Des liens, des fils de fer, des entraves de bois, et des visages de femme hors cadre. Anonymat perpétré. La chair est maintenue, immobile, dans des positions qui sont la « normalité ». Assise, debout, en attente, nue et contrainte. Anastasie Langu Lawinner a choisi de parler de l’histoire. Voilà un vaste sujet, comme le serait un camp de travail, à l’entrée d’une forêt sombre. L’histoire des peuples, et en focus, la longue errance des femmes. Cette violence dont elles sont victimes, Anastasie Langu la met en image. Femmes noires, filles d’esclaves, femmes réduites à la liberté de la consommation, femmes dans le rôle que la société consent et oblige. Femmes et hommes précipités dans une acculturation croissante. Car c’est bien de ça qu’il s’agit, en Afrique, comme dans les steppes de Sibérie ou les forêts amazoniennes…. Briser l’humain, sa langue, ses croyances, ses liens à la terre.
Est-ce que le regard porté sur une photographie peut participer d’une thérapie ? Regarder, c’est aussi se voir, suppose à longueur d’expositions cette jeune photographe.
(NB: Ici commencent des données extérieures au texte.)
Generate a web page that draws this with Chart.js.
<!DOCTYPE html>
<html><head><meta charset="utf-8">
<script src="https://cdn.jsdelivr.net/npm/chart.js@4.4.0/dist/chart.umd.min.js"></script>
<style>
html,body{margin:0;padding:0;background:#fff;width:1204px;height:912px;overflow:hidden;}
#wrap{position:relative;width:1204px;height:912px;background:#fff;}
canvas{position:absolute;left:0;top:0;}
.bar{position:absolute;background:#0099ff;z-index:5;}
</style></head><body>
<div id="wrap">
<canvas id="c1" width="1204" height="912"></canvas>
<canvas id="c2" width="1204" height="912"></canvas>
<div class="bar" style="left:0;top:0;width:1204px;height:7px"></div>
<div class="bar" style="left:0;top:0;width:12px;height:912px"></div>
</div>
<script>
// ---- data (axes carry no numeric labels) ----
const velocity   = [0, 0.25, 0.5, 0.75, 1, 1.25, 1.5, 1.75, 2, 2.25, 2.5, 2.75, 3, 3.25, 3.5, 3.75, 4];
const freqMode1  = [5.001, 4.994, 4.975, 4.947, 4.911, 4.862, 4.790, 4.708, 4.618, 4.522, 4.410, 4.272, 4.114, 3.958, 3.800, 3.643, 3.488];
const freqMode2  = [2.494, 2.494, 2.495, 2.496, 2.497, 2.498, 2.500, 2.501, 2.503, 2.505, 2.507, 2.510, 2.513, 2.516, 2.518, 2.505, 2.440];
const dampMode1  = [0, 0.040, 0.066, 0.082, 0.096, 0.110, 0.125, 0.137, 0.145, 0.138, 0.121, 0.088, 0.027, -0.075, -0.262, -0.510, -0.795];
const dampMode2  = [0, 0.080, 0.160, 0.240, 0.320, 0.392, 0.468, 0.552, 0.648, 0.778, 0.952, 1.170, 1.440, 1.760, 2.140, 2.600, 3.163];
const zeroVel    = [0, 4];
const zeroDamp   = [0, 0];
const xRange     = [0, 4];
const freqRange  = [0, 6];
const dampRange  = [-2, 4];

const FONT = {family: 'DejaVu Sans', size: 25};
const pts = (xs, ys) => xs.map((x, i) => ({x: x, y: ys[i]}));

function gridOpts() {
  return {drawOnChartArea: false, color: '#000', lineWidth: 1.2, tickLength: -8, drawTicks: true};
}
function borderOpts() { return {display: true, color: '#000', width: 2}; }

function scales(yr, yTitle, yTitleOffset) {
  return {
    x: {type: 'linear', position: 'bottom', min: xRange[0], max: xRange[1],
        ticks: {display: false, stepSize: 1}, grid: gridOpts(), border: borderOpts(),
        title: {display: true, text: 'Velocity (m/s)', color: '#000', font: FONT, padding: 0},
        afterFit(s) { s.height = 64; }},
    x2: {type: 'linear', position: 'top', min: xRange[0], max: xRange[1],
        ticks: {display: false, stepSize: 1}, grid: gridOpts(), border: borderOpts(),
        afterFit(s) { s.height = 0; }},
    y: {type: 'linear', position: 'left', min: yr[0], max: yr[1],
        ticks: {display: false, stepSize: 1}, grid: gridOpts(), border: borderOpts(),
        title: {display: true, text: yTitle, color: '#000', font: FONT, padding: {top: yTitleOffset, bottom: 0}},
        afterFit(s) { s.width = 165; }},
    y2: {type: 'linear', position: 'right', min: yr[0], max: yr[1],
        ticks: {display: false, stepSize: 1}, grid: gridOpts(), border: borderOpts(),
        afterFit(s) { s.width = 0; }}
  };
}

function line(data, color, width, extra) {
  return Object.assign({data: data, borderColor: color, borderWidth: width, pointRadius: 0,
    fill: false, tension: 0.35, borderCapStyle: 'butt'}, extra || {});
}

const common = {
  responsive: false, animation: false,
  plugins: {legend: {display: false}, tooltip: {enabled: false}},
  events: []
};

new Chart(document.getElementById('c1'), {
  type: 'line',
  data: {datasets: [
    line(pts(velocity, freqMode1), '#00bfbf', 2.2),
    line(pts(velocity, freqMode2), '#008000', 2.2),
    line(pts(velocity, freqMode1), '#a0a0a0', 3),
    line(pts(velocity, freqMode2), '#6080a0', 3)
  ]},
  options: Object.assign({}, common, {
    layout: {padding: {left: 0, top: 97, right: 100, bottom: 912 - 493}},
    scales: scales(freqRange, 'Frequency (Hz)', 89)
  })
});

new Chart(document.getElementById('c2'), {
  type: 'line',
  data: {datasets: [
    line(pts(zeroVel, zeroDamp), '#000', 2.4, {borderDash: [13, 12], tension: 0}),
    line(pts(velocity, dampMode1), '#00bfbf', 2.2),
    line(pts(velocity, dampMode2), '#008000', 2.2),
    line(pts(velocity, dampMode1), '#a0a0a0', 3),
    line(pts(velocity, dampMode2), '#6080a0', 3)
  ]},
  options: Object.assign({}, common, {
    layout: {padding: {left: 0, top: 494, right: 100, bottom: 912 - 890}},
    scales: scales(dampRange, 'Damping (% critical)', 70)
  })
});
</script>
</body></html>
Capter la violence d’un sujet, c’est ressentir dans sa propre chair les échos qui se réveillent. C’est mettre des noms sur le crime.
Comment refermer ces cicatrices ? Les images qu’elles montrent depuis le Dak’Art off de 2018, participent au processus. Kigali (Festival afropolitain nomade, 2020), Leipzig (Les voix de Kinshasa, encadrées par Freddy Tsimba et Eddy Ekete), Femmes africaines (Marrakech, 2020) ont multiplié les séances de mémoire. Le tableau se recompose. Plan par plan. Les visages ressortent de l’ombre.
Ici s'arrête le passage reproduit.